Proprio alla luce di questo decreto, appare ancora più grave la scelta del Presidente dell’Anvur, Andrea Graziosi, di presentare i primi risultati della VQR 2011-2014 sotto forma di “classifiche”. Ossia mettendo in lista gli atenei meglio valutati e quelli peggio valutati e pretendendo, peraltro, di giustificare l’operato dell’agenzia mostrando una “convergenza” del sistema frutto della maggiore attenzione dei valutati alla qualità scientifica. Mettendo quindi in raffronto i risultati della precedente VQR con quelli attuali e fingendo di ignorare che – cambiate le modalità di valutazione, gli indicatori, l’arco temporale, gli oggetti osservati – le due VQR sono incomparabili. Ovviamente, la comunità universitaria ha appreso di questi risultati – come è diventato ormai usuale – solo a mezzo stampa e attraverso i proclami di quegli atenei meglio piazzati nelle classifiche dell’agenzia (non ultima, come sempre è accaduto, quella dell’ex ministro).

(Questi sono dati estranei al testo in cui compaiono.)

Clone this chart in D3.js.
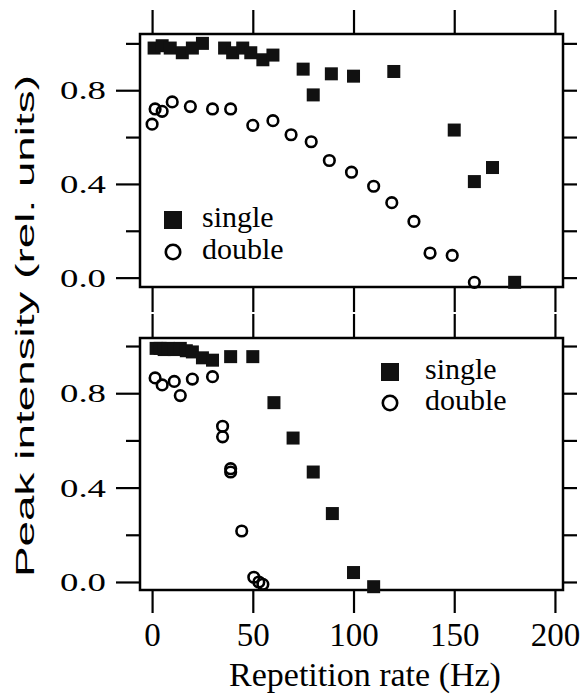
<!DOCTYPE html>
<html>
<head>
<meta charset="utf-8">
<script src="https://cdn.jsdelivr.net/npm/d3@7"></script>
<style>
  html, body { margin: 0; padding: 0; background: #fff; }
  svg { display: block; }
</style>
</head>
<body>
<script>
// ---- data ----
const topSingleX = [1, 5, 9, 15, 20, 25, 36, 40, 45, 49, 55, 60, 75, 80, 89, 100, 120, 150, 160, 169, 180];
const topSingleY = [0.98, 0.99, 0.98, 0.96, 0.98, 1.0, 0.98, 0.96, 0.98, 0.96, 0.93, 0.95, 0.89, 0.78, 0.87, 0.86, 0.88, 0.63, 0.41, 0.47, -0.02];
const topDoubleX = [0, 1.5, 5, 10, 19, 30, 39, 50, 60, 69, 79, 88, 99, 110, 119, 130, 138, 149, 160];
const topDoubleY = [0.655, 0.72, 0.71, 0.75, 0.73, 0.72, 0.72, 0.65, 0.67, 0.61, 0.58, 0.50, 0.45, 0.39, 0.32, 0.24, 0.105, 0.095, -0.02];

const botSingleX = [2, 4, 6, 8, 11, 14, 17, 20, 25, 30, 39, 50, 60.5, 70, 80, 89.5, 100, 110];
const botSingleY = [0.99, 0.99, 0.985, 0.99, 0.985, 0.99, 0.98, 0.975, 0.95, 0.94, 0.955, 0.955, 0.76, 0.61, 0.466, 0.29, 0.04, -0.02];
const botDoubleX = [1.5, 5, 11, 14, 20, 30, 35, 35, 39, 39, 44.5, 50.5, 53, 55];
const botDoubleY = [0.865, 0.835, 0.85, 0.79, 0.86, 0.87, 0.66, 0.615, 0.48, 0.466, 0.216, 0.02, 0.0, -0.01];

const xTicks = [0, 50, 100, 150, 200];
const yMajorTicks = [0.0, 0.4, 0.8];
const yMinorTicks = [0.2, 0.6, 1.0];
const yAllTicks = [0.0, 0.2, 0.4, 0.6, 0.8, 1.0];
const legendLabels = ["single", "double"];
const xTitle = "Repetition rate (Hz)";
const yTitle = "Peak intensity (rel. units)";

// ---- layout ----
const W = 585, H = 695;
const left = 140, right = 563;
const panels = [
  { top: 34, bottom: 287, dom: [-0.04, 1.04], sx: topSingleX, sy: topSingleY, dx: topDoubleX, dy: topDoubleY,
    legend: { x: 173, y: 220, dyRow: 32, tx: 202 }, xLabels: false },
  { top: 338, bottom: 590, dom: [-0.034, 1.034], sx: botSingleX, sy: botSingleY, dx: botDoubleX, dy: botDoubleY,
    legend: { x: 390, y: 372, dyRow: 31, tx: 425 }, xLabels: true }
];

const svg = d3.select("body").append("svg").attr("width", W).attr("height", H);
const x = d3.scaleLinear().domain([-6, 204]).range([left, right]);
const serif = "'Liberation Serif', 'Times New Roman', serif";

panels.forEach(p => {
  const y = d3.scaleLinear().domain(p.dom).range([p.bottom, p.top]);
  const g = svg.append("g");

  // frame
  g.append("rect").attr("x", left).attr("y", p.top)
    .attr("width", right - left).attr("height", p.bottom - p.top)
    .attr("fill", "none").attr("stroke", "#000").attr("stroke-width", 2.5);

  const styleAxis = sel => {
    sel.select(".domain").remove();
    sel.selectAll(".tick line").attr("stroke", "#000").attr("stroke-width", 2.2);
  };

  // top x ticks (outward)
  g.append("g").attr("transform", `translate(0,${p.top})`)
    .call(d3.axisTop(x).tickValues(xTicks).tickSize(24).tickFormat(""))
    .call(styleAxis);
  // bottom x ticks
  const xb = g.append("g").attr("transform", `translate(0,${p.bottom})`)
    .call(d3.axisBottom(x).tickValues(xTicks).tickSize(p.xLabels ? 23 : 25).tickPadding(10)
      .tickFormat(p.xLabels ? d3.format("d") : ""))
    .call(styleAxis);
  xb.selectAll("text").attr("font-family", serif).attr("font-size", 33).attr("fill", "#000");

  // left y ticks: major with labels
  const yl = g.append("g").attr("transform", `translate(${left},0)`)
    .call(d3.axisLeft(y).tickValues(yMajorTicks).tickSize(24).tickPadding(10).tickFormat(d3.format(".1f")))
    .call(styleAxis);
  yl.selectAll("text").attr("font-family", serif).attr("font-size", 25).attr("fill", "#000")
    .attr("textLength", 46).attr("lengthAdjust", "spacingAndGlyphs").attr("dy", "0.34em");
  // left minor
  g.append("g").attr("transform", `translate(${left},0)`)
    .call(d3.axisLeft(y).tickValues(yMinorTicks).tickSize(14).tickFormat(""))
    .call(styleAxis);
  // right ticks
  g.append("g").attr("transform", `translate(${right},0)`)
    .call(d3.axisRight(y).tickValues(yAllTicks).tickSize(14).tickFormat(""))
    .call(styleAxis);

  // single (filled squares)
  const sq = 13;
  g.append("g").selectAll("rect").data(d3.range(p.sx.length)).join("rect")
    .attr("x", i => x(p.sx[i]) - sq / 2).attr("y", i => y(p.sy[i]) - sq / 2)
    .attr("width", sq).attr("height", sq).attr("fill", "#111");

  // double (open circles)
  g.append("g").selectAll("circle").data(d3.range(p.dx.length)).join("circle")
    .attr("cx", i => x(p.dx[i])).attr("cy", i => y(p.dy[i])).attr("r", 5.3)
    .attr("fill", "none").attr("stroke", "#000").attr("stroke-width", 2.6);

  // legend
  const L = p.legend;
  g.append("rect").attr("x", L.x - 9).attr("y", L.y - 9).attr("width", 18).attr("height", 18).attr("fill", "#111");
  g.append("circle").attr("cx", L.x).attr("cy", L.y + L.dyRow).attr("r", 7.2)
    .attr("fill", "none").attr("stroke", "#000").attr("stroke-width", 2.6);
  legendLabels.forEach((t, i) => {
    g.append("text").attr("x", L.tx).attr("y", L.y + 7 + i * L.dyRow)
      .attr("font-family", serif).attr("font-size", 30).attr("fill", "#000").text(t);
  });
});

// axis titles
svg.append("text").attr("x", 365).attr("y", 686).attr("text-anchor", "middle")
  .attr("font-family", serif).attr("font-size", 34).attr("fill", "#000").text(xTitle);

svg.append("text").attr("transform", "translate(34,326) rotate(-90)").attr("text-anchor", "middle")
  .attr("font-family", "'Liberation Sans', Arial, sans-serif").attr("font-size", 26).attr("fill", "#000")
  .attr("textLength", 502).attr("lengthAdjust", "spacingAndGlyphs").text(yTitle);
</script>
</body>
</html>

Il nuovo anno, insomma, si chiude nel solco dei precedenti: quello tracciato dal lento declino del nostro sistema universitario, specchio del resto dell’intero paese. Basti come indice l’ennesimo rapporto relativo ai progetti ERC – i Consolidator Grant – che vedono i ricercatori italiani secondi in Europa per numero di progetti vinti. Molti di questi, tuttavia, già lavorano all’estero e all’estero svolgeranno i loro progetti. Il nostro sistema beneficerà ben poco, così come in passato, di questo importante risultato.
Possiamo solo augurarci che la nuova Ministra segni un cambio radicale di passo e sia meglio disposto dei precedenti al dialogo e all’ascolto innanzitutto della comunità universitaria italiana, e delle organizzazioni sindacali, studentesche, professionali. Dal canto nostro, siamo pronti a rilanciare un nuovo anno di iniziative e di lotte a difesa e per lo sviluppo delle università italiane.